Простая истина, банальный трюизм, который все-таки нелишне повторять: всякий человек, который в духе своем убивает другого человека, убивает себя. Ему дана власть, собственно, над собой. И национальный экстремист имеет власть причинить настоящее зло только своему народу. Конечным исходом гитлеризма была ликвидация единого немецкого государства, не говоря уже о ликвидации немецкой культуры в ее традиционных формах. Ненависть всегда в конечном счете обращается на свое. Кажется, одно из самых сильных доказательств того, что история управляется все-таки духовными законами, непреложность, с которой это происходит. Поэтому мои собственные мотивы, когда я не могу принять русского варианта новой нетерпимости , национально русские, до эгоизма. По отношению к другим народам я имею естественные чувства: вины, стыда, сочувствия. Но страшно за Россию. Каждая единица энергии злобы, произведенная в ее недрах, повредит в конечном счете только ей. Только нам.

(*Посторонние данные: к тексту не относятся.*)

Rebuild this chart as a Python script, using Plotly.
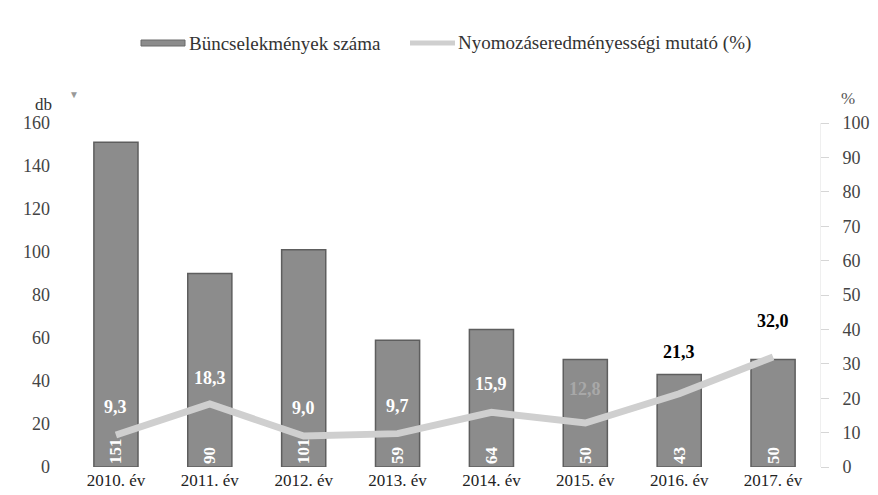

А в моей собственной жизни очень сильным мотивом, удерживавшим меня всю жизнь от чувства ненависти к кому бы то ни было, служит вполне эгоистическое сознание, что если я когда-нибудь позволю себе это чувство, то я уже не смогу думать и писать в свою меру. Если рука пианиста лежит на клавишах, как ей положено, ей не сжаться в кулак: два положения несовместимы.